Surfactant-additive-free synthesis of 3D anatase TiO2 hierarchical architectures with enhanced photocatalytic activity

Crystalline morphology-adjusting and facet-controlling of TiO2 has attracted extensive attention recently, and the growth of titania (TiO2) is generally related to either Ostwald ripening (OR) or orientation attachment (OA). However, few works about solvothermal crystallization of TiO2 have involved both OR and OA. Here, the crystallization and evolution of anatase TiO2 assemblies in acetic acid was studied systematically. Anatase TiO2 hierarchical architectures, such as flower-like assemblies composed of leaf-like sheets and spindle shaped assembly exposing (101) facets, were synthesized via a template-free approach combined with calcination. It is shown that acetic acid and the original concentration of titanium isopropyloxide (TTIP) play crucial roles in the architectures of the obtained assemblies: the acetic acid acted as reactant, solvent, and bonding reagent.
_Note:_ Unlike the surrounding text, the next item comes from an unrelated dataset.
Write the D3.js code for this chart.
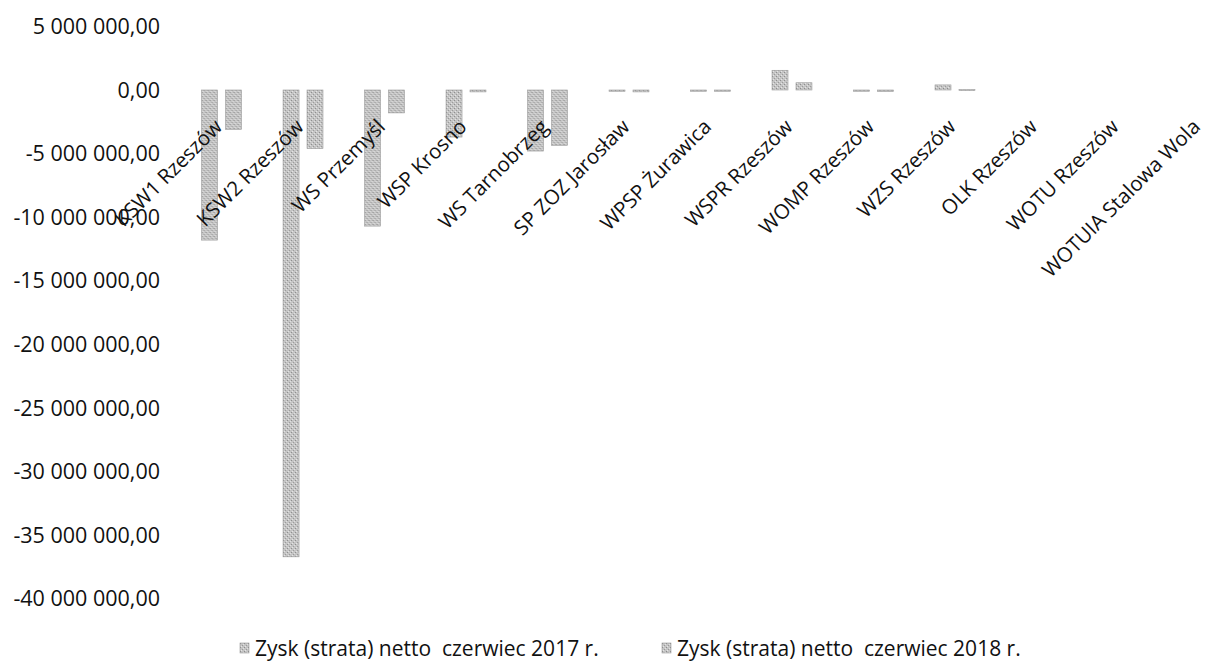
<!DOCTYPE html>
<html>
<head>
<meta charset="utf-8">
<script src="https://cdn.jsdelivr.net/npm/d3@7"></script>
<style>
  body { margin: 0; background: #fff; }
  text { font-family: "Open Sans", Lato, sans-serif; fill: #111; }
</style>
</head>
<body>
<svg id="chart" width="1206" height="662"></svg>
<script>
var categories = ["KSW1 Rzeszów", "KSW2 Rzeszów", "WS Przemyśl", "WSP Krosno", "WS Tarnobrzeg",
  "SP ZOZ Jarosław", "WPSP Żurawica", "WSPR Rzeszów", "WOMP Rzeszów", "WZS Rzeszów",
  "OLK Rzeszów", "WOTU Rzeszów", "WOTUIA Stalowa Wola"]
var seriesNames = ["Zysk (strata) netto  czerwiec 2017 r.", "Zysk (strata) netto  czerwiec 2018 r."]
var values2017 = [-11800000, -36700000, -10700000, -3700000, -4800000, -100000, -100000,
  1550000, -100000, 400000, 0, 0, 0]
var values2018 = [-3100000, -4600000, -1800000, -150000, -4350000, -150000, -100000,
  570000, -120000, 40000, 0, 0, 0]
var yTicks = [5000000, 0, -5000000, -10000000, -15000000, -20000000, -25000000,
  -30000000, -35000000, -40000000]

var svg = d3.select("#chart")

// grainy grey fill, like the scanned bars
var defs = svg.append("defs")
var pat = defs.append("pattern").attr("id", "grain")
  .attr("width", 4).attr("height", 4).attr("patternUnits", "userSpaceOnUse")
pat.append("rect").attr("width", 4).attr("height", 4).attr("fill", "#c4c4c4")
pat.append("rect").attr("x", 0).attr("y", 0).attr("width", 1).attr("height", 1).attr("fill", "#8c8c8c")
pat.append("rect").attr("x", 2).attr("y", 2).attr("width", 1).attr("height", 1).attr("fill", "#9a9a9a")
pat.append("rect").attr("x", 3).attr("y", 1).attr("width", 1).attr("height", 1).attr("fill", "#e2e2e2")
pat.append("rect").attr("x", 1).attr("y", 3).attr("width", 1).attr("height", 1).attr("fill", "#e6e6e6")

var x0 = d3.scaleBand().domain(categories).range([160, 1261]).padding(0.51)
var x1 = d3.scaleBand().domain([0, 1]).range([0, x0.bandwidth()]).paddingInner(0.333)
var y = d3.scaleLinear().domain([-40000000, 5000000]).range([598.8, 26.4])

var locale = d3.formatLocale({decimal: ",", thousands: "\u00a0", grouping: [3], currency: ["", ""], minus: "-"})
var fmt = locale.format(",.2f")

// y tick labels (no axis line in the original)
svg.append("g").selectAll("text").data(yTicks).join("text")
  .attr("x", 160).attr("y", function(d) { return y(d) }).attr("dy", "0.35em")
  .attr("text-anchor", "end").style("font-size", "21.5px")
  .text(function(d) { return fmt(d) })

// bars
var rows = categories.map(function(c, i) { return {cat: c, vals: [values2017[i], values2018[i]]} })
var groups = svg.append("g").selectAll("g").data(rows).join("g")
  .attr("transform", function(d) { return "translate(" + x0(d.cat) + ",0)" })
groups.selectAll("rect").data(function(d) { return d.vals.map(function(v, k) { return {k: k, v: v} }) })
  .join("rect")
  .filter(function(d) { return d.v !== 0 })
  .attr("x", function(d) { return x1(d.k) })
  .attr("width", x1.bandwidth())
  .attr("y", function(d) { return y(Math.max(0, d.v)) })
  .attr("height", function(d) { return Math.max(1, Math.abs(y(d.v) - y(0))) })
  .attr("fill", "url(#grain)")
  .attr("stroke", "#9a9a9a").attr("stroke-width", 0.6)

// category labels, rotated
svg.append("g").selectAll("text").data(categories).join("text")
  .attr("text-anchor", "end").style("font-size", "20.5px")
  .attr("transform", function(d) {
    return "translate(" + (x0(d) + x0.bandwidth() / 2 + 2) + ",128) rotate(-45)"
  })
  .text(function(d) { return d })

// legend
var legendX = [240, 662]
var leg = svg.append("g").selectAll("g").data(seriesNames).join("g")
  .attr("transform", function(d, i) { return "translate(" + legendX[i] + ",643)" })
leg.append("rect").attr("width", 9).attr("height", 10)
  .attr("fill", "url(#grain)").attr("stroke", "#9a9a9a").attr("stroke-width", 0.6)
leg.append("text").attr("x", 15).attr("y", 13).style("font-size", "21px")
  .attr("xml:space", "preserve").style("white-space", "pre")
  .text(function(d) { return d })
</script>
</body>
</html>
The formation mechanism of the products was proposed according to the experimental results as a surfactant-free self-assembly procedure. The photocatalytic activities of the photocatalysts were evaluated by hydrogen production under ultraviolet irradiation in the absence of molecular oxygen, and the flower-like assemblies exhibited the highest photocatalytic activity compared with those of the TiO2 nanoparticles and spindle shaped assemblies. The enhanced photocatalytic activities could be attributed to the synergetic effect of the architecture, high crystallinity, and the large surface areas of the photocatalysts.